** start Supplied material **

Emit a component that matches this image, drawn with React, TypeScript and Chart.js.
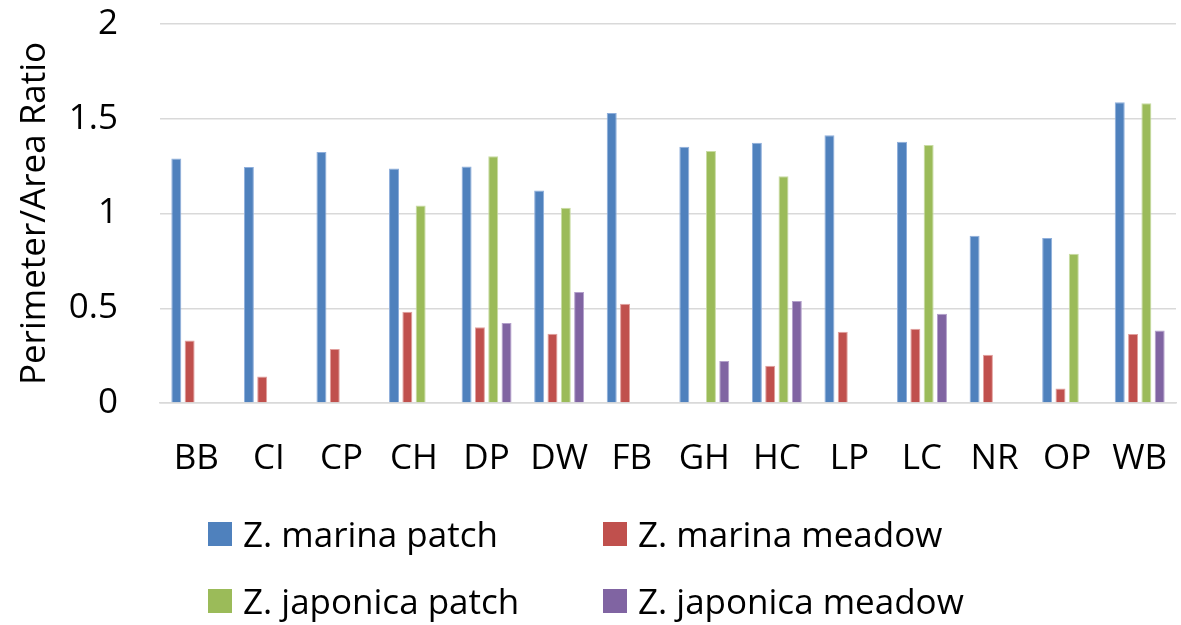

** end Supplied material **
** start Supplied material **

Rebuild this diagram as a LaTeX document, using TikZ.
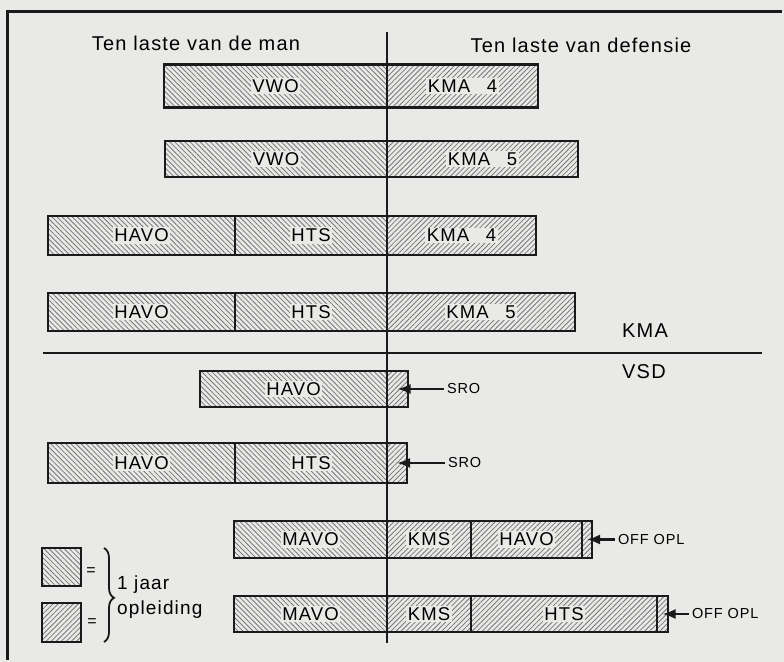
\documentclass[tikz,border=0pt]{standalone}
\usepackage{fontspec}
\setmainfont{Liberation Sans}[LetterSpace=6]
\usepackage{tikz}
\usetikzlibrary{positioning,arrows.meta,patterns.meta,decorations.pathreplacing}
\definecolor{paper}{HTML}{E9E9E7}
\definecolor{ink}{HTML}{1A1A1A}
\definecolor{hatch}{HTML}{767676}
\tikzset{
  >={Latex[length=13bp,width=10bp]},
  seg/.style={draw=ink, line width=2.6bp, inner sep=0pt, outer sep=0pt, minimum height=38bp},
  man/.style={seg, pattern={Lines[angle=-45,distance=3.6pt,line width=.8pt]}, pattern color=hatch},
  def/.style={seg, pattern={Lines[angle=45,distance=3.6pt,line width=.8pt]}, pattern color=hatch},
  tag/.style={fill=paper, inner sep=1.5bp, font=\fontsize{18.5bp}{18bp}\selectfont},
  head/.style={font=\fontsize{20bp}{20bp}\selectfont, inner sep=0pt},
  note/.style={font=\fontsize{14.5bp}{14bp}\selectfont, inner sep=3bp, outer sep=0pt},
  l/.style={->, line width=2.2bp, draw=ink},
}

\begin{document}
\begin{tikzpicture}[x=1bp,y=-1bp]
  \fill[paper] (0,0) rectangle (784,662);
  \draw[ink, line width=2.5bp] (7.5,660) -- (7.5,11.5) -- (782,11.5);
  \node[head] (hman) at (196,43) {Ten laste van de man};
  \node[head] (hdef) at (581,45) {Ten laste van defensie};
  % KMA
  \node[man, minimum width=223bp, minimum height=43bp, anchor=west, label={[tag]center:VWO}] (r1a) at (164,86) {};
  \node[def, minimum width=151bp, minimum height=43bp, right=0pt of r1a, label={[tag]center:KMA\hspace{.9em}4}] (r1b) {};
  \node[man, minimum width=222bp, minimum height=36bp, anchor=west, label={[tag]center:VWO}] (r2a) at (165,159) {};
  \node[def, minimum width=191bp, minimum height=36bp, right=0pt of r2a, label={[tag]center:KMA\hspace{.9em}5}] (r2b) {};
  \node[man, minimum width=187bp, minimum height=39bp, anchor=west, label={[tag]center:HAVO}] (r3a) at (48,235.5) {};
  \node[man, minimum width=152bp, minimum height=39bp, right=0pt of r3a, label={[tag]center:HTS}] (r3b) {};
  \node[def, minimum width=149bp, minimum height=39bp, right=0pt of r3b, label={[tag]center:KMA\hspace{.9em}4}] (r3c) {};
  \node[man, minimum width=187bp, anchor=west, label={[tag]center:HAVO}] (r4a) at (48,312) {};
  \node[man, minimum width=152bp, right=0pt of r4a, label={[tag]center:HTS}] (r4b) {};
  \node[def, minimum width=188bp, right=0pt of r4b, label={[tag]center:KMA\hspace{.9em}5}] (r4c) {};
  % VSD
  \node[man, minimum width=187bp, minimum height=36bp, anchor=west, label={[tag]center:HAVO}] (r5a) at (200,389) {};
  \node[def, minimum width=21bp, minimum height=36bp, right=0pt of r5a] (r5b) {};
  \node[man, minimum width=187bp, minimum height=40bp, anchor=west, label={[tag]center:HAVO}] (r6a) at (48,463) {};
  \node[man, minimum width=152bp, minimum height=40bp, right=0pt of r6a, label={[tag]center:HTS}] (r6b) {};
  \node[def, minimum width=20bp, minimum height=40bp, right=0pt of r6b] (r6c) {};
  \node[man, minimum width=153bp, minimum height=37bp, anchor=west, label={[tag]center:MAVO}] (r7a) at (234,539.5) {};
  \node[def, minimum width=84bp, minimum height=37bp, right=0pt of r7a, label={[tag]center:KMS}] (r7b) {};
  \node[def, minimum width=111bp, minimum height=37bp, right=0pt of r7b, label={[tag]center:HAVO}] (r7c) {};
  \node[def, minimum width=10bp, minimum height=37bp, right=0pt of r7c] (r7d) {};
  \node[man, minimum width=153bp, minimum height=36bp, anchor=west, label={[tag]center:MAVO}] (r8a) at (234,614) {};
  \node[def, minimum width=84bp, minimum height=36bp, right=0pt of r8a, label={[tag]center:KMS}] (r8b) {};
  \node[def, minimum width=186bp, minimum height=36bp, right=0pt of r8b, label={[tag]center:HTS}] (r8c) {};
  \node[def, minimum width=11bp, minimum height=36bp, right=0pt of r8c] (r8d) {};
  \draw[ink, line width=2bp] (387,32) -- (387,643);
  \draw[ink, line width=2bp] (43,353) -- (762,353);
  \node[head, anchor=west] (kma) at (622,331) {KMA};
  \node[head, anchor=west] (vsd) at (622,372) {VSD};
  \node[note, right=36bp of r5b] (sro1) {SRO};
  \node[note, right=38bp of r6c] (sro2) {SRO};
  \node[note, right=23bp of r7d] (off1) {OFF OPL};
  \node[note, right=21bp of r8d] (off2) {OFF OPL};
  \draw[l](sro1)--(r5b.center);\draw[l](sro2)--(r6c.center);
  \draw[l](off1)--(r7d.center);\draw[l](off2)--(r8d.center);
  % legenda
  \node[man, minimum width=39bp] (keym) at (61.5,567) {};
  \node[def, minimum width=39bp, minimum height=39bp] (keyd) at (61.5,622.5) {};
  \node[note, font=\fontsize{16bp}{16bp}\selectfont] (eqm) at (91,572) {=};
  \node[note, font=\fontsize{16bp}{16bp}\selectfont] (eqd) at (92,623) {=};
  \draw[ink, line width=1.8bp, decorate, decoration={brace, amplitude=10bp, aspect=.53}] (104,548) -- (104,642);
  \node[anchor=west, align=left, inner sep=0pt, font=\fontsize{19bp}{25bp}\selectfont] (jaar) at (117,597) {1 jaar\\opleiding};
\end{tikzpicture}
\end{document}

** end Supplied material **

Work to do :: Find every line that includes the string "this". Report how many there are and nothing else.

Exercise response :: 2